He was defeated for the legislature in ’32. Failed in business in ’33. His sweetheart died in ’35. Had a nervous breakdown in ’36. Defeated in election in ’38. Defeated in nomination for Congress in ’43. Lost renomination for Congress in ’48. Defeated for Senate in ’55. Defeated for Vice President in ’56. Again defeated for US Senate in ’58. Elected President in ’60.

This man was Abraham Lincoln.

A child prodigy shunned by aristocracy. Lived much of his adult life in poverty. Died in his 30s. Buried in a paupers grave.

This man was Wolfgang Amadeus Mozart.

Fired by bosses after other workers refused to work with him. Homeless and impoverished throughout his youth. Survived as a poster artist. Rejected from an Arts Academy. Initially rejected as unfit by the army. Never rose above Corporal. Became the leader of his country.

This man was Adolf Hitler.

These are part of the long chain of other inspiring failures. It seems to be really successful, one has to really fail, badly, deeply.

How does failure happen?

Sometimes failure is a result of bad leadership. According to Denny’s “Motivate to Win,” reasons of leadership failures are:

  1. Inability to organize details
  2. Unwillingness to do what they would ask another to do
  3. Expectation of pay for what they know instead of what they do
  4. Fear of competition from others
  5. Lack of creative thinking in setting goals and creating plans
  6. The “I” syndrome
  7. Over-indulgence, destroying endurance and vitality
  8. Disloyalty to colleagues
  9. Leading by instilling fear instead of encouragement
  10. Emphasis of title instead of knowledge and expertise
  11. Failure to face negative reality
  12. Being ultra-positive

Sometimes, it is the change, with intention of improvement, that causes failure, as Kotter elaborates in his “Leading Change, change will not succeed if the leader is:

  1. Allowing to much complacency
  2. Failing to create a sufficiently powerful guiding coalition
  3. Underestimating the power of vision
  4. Undercommunicating the vision
  5. Permitting obstacles to block the vision
  6. Failing to create short-term wins
  7. Declaring victory too soon
  8. Neglecting to anchor changes firmly in the corporate culture

Why failure is the ONLY path to success

Failure. Success. What association do we have with each? Google search of the word “success” returns nearly 281 million results whereas that of “failure” 119 million. These are telling numbers and they seem to reveal the underlying “logic” of our lives. We are afraid of failures, whether they are in our personal lives and in our careers (whether changing a job/career or starting your own business).

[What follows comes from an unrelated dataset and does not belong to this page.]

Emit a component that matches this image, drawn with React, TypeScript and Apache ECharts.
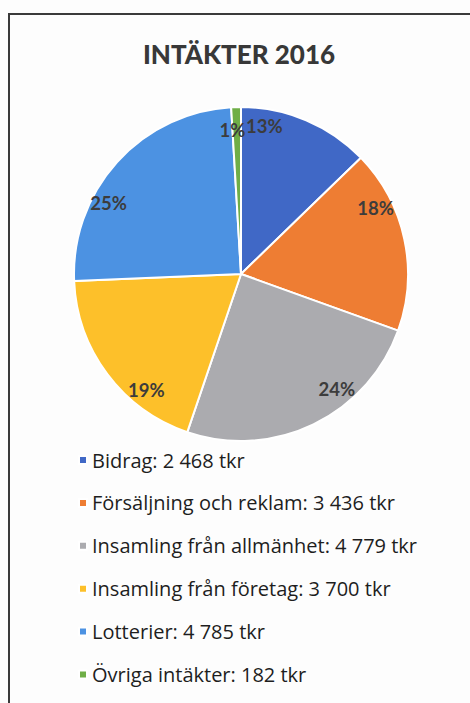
import React, { useEffect, useRef } from "react";
import * as echarts from "echarts";

const title = "INTÄKTER 2016";
const categories = [
  "Bidrag",
  "Försäljning och reklam",
  "Insamling från allmänhet",
  "Insamling från företag",
  "Lotterier",
  "Övriga intäkter",
];
const values = [2468, 3436, 4779, 3700, 4785, 182];
const colors = ["#4068C6", "#EE7D33", "#ABABAF", "#FDC02A", "#4C92E2", "#6FAE47"];
const unit = "tkr";

const fmt = (v: number) => String(v).replace(/\B(?=(\d{3})+(?!\d))/g, " ");

export default function App() {
  const ref = useRef<HTMLDivElement>(null);
  useEffect(() => {
    if (!ref.current) return;
    const chart = echarts.init(ref.current, undefined, { renderer: "svg" });
    const data = categories.map((name, i) => ({
      name,
      value: values[i],
      itemStyle: { color: colors[i] },
    }));
    const lookup: Record<string, number> = {};
    categories.forEach((c, i) => (lookup[c] = values[i]));
    chart.setOption({
      animation: false,
      backgroundColor: "#fdfdfd",
      title: {
        text: title,
        left: 234,
        textAlign: "center",
        top: 36,
        textStyle: {
          fontFamily: "Lato",
          fontWeight: 900,
          fontSize: 26,
          color: "#383838",
        },
      },
      legend: {
        orient: "vertical",
        left: 73,
        top: 445,
        itemWidth: 8,
        itemHeight: 8,
        itemGap: 22.9,
        icon: "rect",
        data: categories,
        formatter: (name: string) => `${name}: ${fmt(lookup[name])} ${unit}`,
        textStyle: {
          fontFamily: "Open Sans",
          fontSize: 20,
          lineHeight: 20,
          color: "#1e1e1e",
          padding: [0, 0, 0, 0],
        },
      },
      graphic: [
        {
          type: "rect",
          shape: { x: 9, y: 14, width: 470, height: 700 },
          style: { fill: "none", stroke: "#3a3a3a", lineWidth: 2 },
          silent: true,
        },
      ],
      series: [
        {
          type: "pie",
          center: [241, 274],
          radius: [0, 167],
          startAngle: 90,
          clockwise: true,
          percentPrecision: 0,
          label: { show: false },
          labelLine: { show: false },
          itemStyle: { borderColor: "#ffffff", borderWidth: 2 },
          data,
          silent: true,
        },
        {
          type: "pie",
          center: [241, 274],
          radius: [126, 168],
          startAngle: 104,
          clockwise: true,
          percentPrecision: 0,
          labelLine: { show: false },
          itemStyle: { color: "rgba(0,0,0,0)", borderWidth: 0 },
          label: {
            show: true,
            position: "inside",
            formatter: "{d}%",
            fontFamily: "Lato",
            fontWeight: "bold",
            fontSize: 18.5,
            color: "#3c3c3c",
          },
          data: categories.map((name, i) => ({
            name,
            value: values[i],
            label: i === 5 ? { offset: [32, 0] } : undefined,
          })),
          silent: true,
        },
      ],
    });
    return () => chart.dispose();
  }, []);
  return (
    <div
      ref={ref}
      style={{ position: "fixed", left: 0, top: 0, width: 470, height: 703 }}
    />
  );
}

Many are driven and inspired by success stories, recipes and recommendations of others. Success, even if it is not yours, feels good. It feels comfortable. Present and future, in that one instant, seem to become brighter and more rewarding. We live in that instant and want to stay in it.

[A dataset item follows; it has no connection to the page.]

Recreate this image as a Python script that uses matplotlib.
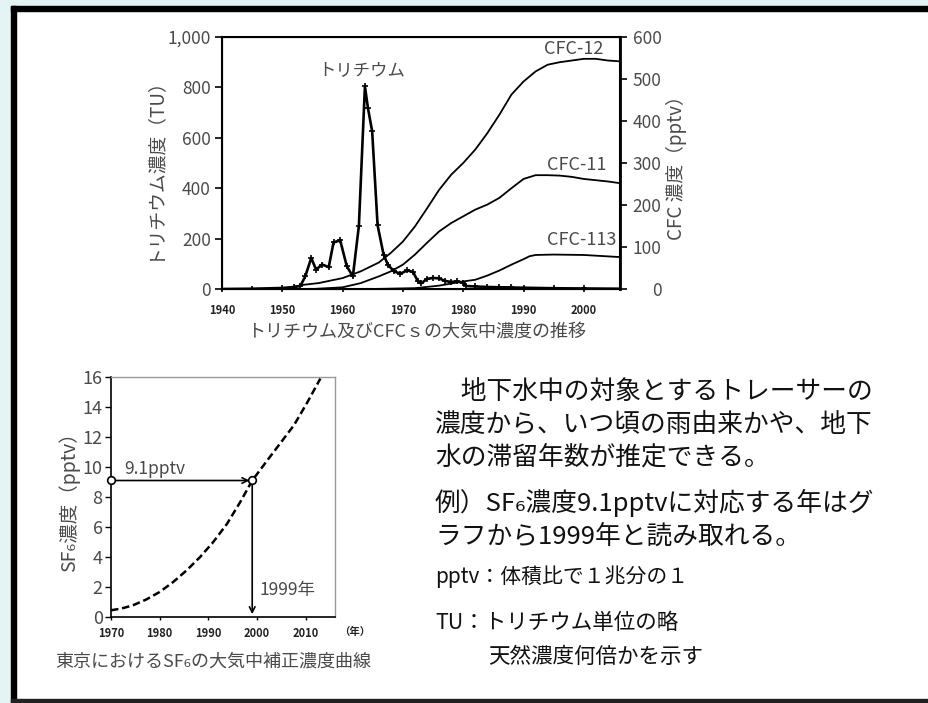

Many are afraid of failure. We hide our failures. We try to forget them. We mostly attribute our failures to a bad luck, an out-of-control happenstance or an incident. Very few of us openly admit a failure, even less their part in it.

What we don’t necessarily know is that fear of failure destroys any chance for a possible success in future. What we also might not know is that failure breeds success.

Throughout our history, many a successful entrepreneurs, businessmen, politicians, scientists failed first before reaching success. Google returns about 672,000 search results for “failure quotes,” and each of those pages – this is a good example –  contains quotations and saying of those who made history.

I selected excerpts from some of modern (and currently very) successful entrepreneurs, businessmen and bloggers who tell of their failure stories and experiences.

Brazilian blogger Luciano Passuello, who is passionate about the world of our minds, thinks that failure “is the only way to go far enough”

Have you failed before? Was it as terrible as you had anticipated? Well, here you are reading this article, so it seems you survived all right. Truth is, failure is almost never as bad as we imagine. Fear of failure is usually much worse than failure itself.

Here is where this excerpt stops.